From the Field and Sidelines

Columbus Eagles’ Dani Gunderson has loved playing soccer since she could walk, but now she is discovering a new passion from the sidelines as the head women’s soccer coach at Muskingum University.

By Olivia Carnevale
July 4, 2022 at 3:15 p.m. ET

Just over two minutes remain in the 2012 USA South women’s soccer conference tournament
and Christopher Newport University is down 2-1 to Averett University. Hanging onto all the
emotions of her final collegiate season, senior forward Dani Gunderson takes the ball, leaving a
string of defenders behind, creating an open shot, and firing a rocket, sending the game into
overtime.


This is just one of many exhilarating moments in Columbus Eagles’ Dani Gunderson’s career. Yet now she is looking to expand these moments to a new wave of female soccer players, as both a veteran on the Eagles and as the head women’s soccer coach at Muskingum University.


Though Gunderson’s career didn’t start overnight. Her passion for the game began as early as she could walk, and with a ball at her feet, she discovered an unyielding love.


“When I have the ball at my feet or I’m a part of a game I just feel like it fits me, it’s almost like my home,” said Gunderson.


Gunderson’s family and childhood was centered around soccer, and when she attended Christopher Newport University in Newport News, Virginia, she continued playing.


It was at Christopher Newport University that Gunderson was able to not only experience the game-winning moments every player dreams of, but also discover a new passion for a different side of the sport: coaching.


This new passion for coaching started with an opportunity at a nearby high school while still a college student.
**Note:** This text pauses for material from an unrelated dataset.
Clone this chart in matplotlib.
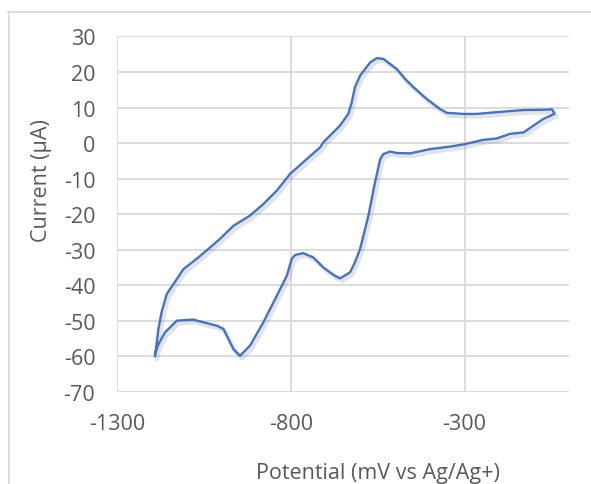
import matplotlib
matplotlib.use("Agg")
import matplotlib.pyplot as plt
import matplotlib.patheffects as pe
from matplotlib.lines import Line2D

# Cyclic voltammogram (mV vs Ag/Ag+, uA)
potential = [-1192, -1182, -1173, -1158, -1110, -1067, -1038, -1005, -966, -918,
             -880, -841, -803, -765, -716, -707, -659, -635, -625, -616,
             -601, -572, -553, -534, -495, -471, -447, -409, -371, -351,
             -303, -265, -207, -130, -63, -48, -41,
             -73, -130, -169, -207, -246, -299, -342, -399, -457, -495,
             -515, -534, -543, -558, -577, -601, -616, -630, -659, -678,
             -707, -736, -765, -788, -798, -812, -841, -880, -918, -947,
             -966, -995, -1014, -1043, -1082, -1129, -1163, -1182, -1192]
current = [-60.0, -52.3, -47.6, -42.5, -35.5, -32.2, -29.8, -27.0, -23.3, -20.4,
           -17.2, -13.4, -8.7, -5.4, -1.2, 0.2, 4.9, 8.2, 11.5, 15.7,
           19.0, 22.7, 23.9, 23.7, 20.8, 18.0, 15.7, 12.4, 9.6, 8.5,
           8.2, 8.2, 8.7, 9.3, 9.4, 9.5, 8.2,
           6.8, 3.0, 2.6, 1.3, 0.9, -0.3, -1.0, -1.7, -2.9, -2.8,
           -2.4, -3.1, -4.5, -11.0, -20.4, -29.8, -33.6, -36.4, -38.1, -37.1,
           -35.0, -32.2, -31.0, -31.5, -32.6, -37.3, -43.0, -50.5, -57.0, -59.9,
           -58.0, -52.3, -51.4, -50.7, -49.7, -50.0, -53.3, -56.6, -59.4]

x_ticks = [-1300, -800, -300]
y_ticks = [30, 20, 10, 0, -10, -20, -30, -40, -50, -60, -70]

grid_color = "#D9D9D9"
text_color = "#595959"
line_color = "#4472C4"

plt.rcParams["font.family"] = ["Open Sans", "DejaVu Sans"]
plt.rcParams["axes.unicode_minus"] = False

fig = plt.figure(figsize = (5.91, 4.85), dpi = 100)
ax = fig.add_axes([0.1988, 0.1903, 0.7635, 0.7324])

# Outer chart border (only top and left visible in the crop)
fig.add_artist(Line2D([8 / 591, 1], [1 - 13 / 485, 1 - 13 / 485], transform = fig.transFigure, color = grid_color, lw = 1.3))
fig.add_artist(Line2D([9 / 591, 9 / 591], [0, 1 - 13 / 485], transform = fig.transFigure, color = grid_color, lw = 1.3))

ax.plot(potential, current, color = line_color, lw = 1.7, solid_joinstyle = "round",
        path_effects = [pe.SimpleLineShadow(offset = (1.5, -2), shadow_color = "gray", alpha = 0.22, linewidth = 3), pe.Normal()])

ax.set_xlim(-1300, 0)
ax.set_ylim(-70, 30)
ax.set_xticks(x_ticks)
ax.set_yticks(y_ticks)
ax.grid(True, color = grid_color, lw = 1.3)
ax.set_axisbelow(True)
for spine in ax.spines.values():
    spine.set_visible(False)
ax.tick_params(length = 0, labelsize = 15.5, labelcolor = text_color)
ax.tick_params(axis = "x", pad = 15)
ax.tick_params(axis = "y", pad = 16)

# Axis titles are centred on the whole chart area, as Excel does
ax.set_xlabel("Potential (mV vs Ag/Ag+)", fontsize = 15.5, color = text_color)
ax.set_ylabel("Current (µA)", fontsize = 15.5, color = text_color)
ax.xaxis.set_label_coords(0.578, -0.198)
ax.yaxis.set_label_coords(-0.145, 0.596)

fig.savefig("out.png", dpi = 100)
“I was able to coach a local high school, I was the basketball and soccer assistant coach,” said
Gunderson, “what really excited me was to see their growth through the beginning of the season to the end of the season.

Gunderson never grew up dreaming about being on the sideline, building a recruiting class and developing young talent, but as she finished her collegiate career, she kept going back to her experience coaching at that high school.


“I kinda went back and forth between a lot of different things,” said Gunderson, “I wanted to be an accountant, I thought I maybe wanted to be a counselor, and then I realized quickly when I finished my fall career in college, I couldn’t give up soccer and I wanted to be around it however I could, and coaching was my way to stay involved the game”


Staying involved in the game sent Gunderson to Pennsylvania, Maryland and to her current home of Ohio where she recently became the head women’s soccer coach at Muskingum University in March of 2020.


Through her movement from state to state, different schools and coaching positions, Gunderson’s drive to coach has blossomed and grown outside of just the sport itself.


“I think my drive to stay in coaching is from those athletes, is from the excitement they get some technique down, when they’ve gotten some defensive shape down, or they’ve succeeded in some shape or form that we’ve worked on in practice,” Gunderson continued, “even more importantly, what’s driven me to be a head coach is seeing them grow off the field and seeing them become leaders.”


Gunderson has, and continues to develop young women on and off the field and has even been able to experience some game-winning or season-defining moments of her own, but this time, as a coach.


Through a win at her first head coaching position at Muskingum University, Gunderson felt the same amount of excitement as her own triumphs as a college player for the victory, the teamwork and the players involved.


“It was my first win as a head coach, we won against Bluffton, we beat them 3-0, a pretty significant win, but the way we won the game was, to me, the best thing,” said Gunderson, “we got down to our third string goalkeeper, we had some different changes up top and even in the midfield, and I think it spoke towards the hard work that our team put in practice day in and day out and is how we won that game, and how we came away with a shutout.”


Though she discovered newfound love and success from the sidelines, Gunderson was never able to give up playing on the field, experiencing the action first-hand.

Wherever she went to coach, she has taken these experiences with her and applied them to her
local WPSL, Women’s Premier Soccer League, team, and since 2017, that team has been the
Columbus Eagles.


“I think coaching has definitely driven my leadership to be more helpful or specific playing with the Eagles, and I think that it adds that little bit more fun to me,” Gunderson said.


By stepping up and taking a leadership role, she is able to use interactions with her own players and motivate her younger Eagles teammates.

However, she acknowledges balancing the role of a coach and player can be difficult, and sometimes distracting.


“The only negative I can say is sometimes, like if it’s at practice, I’ll watch something develop and them I just stand there and get excited about it,” said Gunderson, “In practice I’ve caught myself where I’m like ‘Dani you’re supposed to be moving with that play not just watching the play go.’”

Gunderson doesn’t plan on quitting either side of the game anytime soon, and her love for the sport has not changed since the first time she kicked a soccer ball, to her game-tying goal at Christopher Newport University sending the conference championship into overtime, to her first win as a collegiate head coach.

“I’ll do it as long as my body allows me,” said Gunderson.

So, for the time being, Gunderson continues to balance her two loves for the same sport: soccer.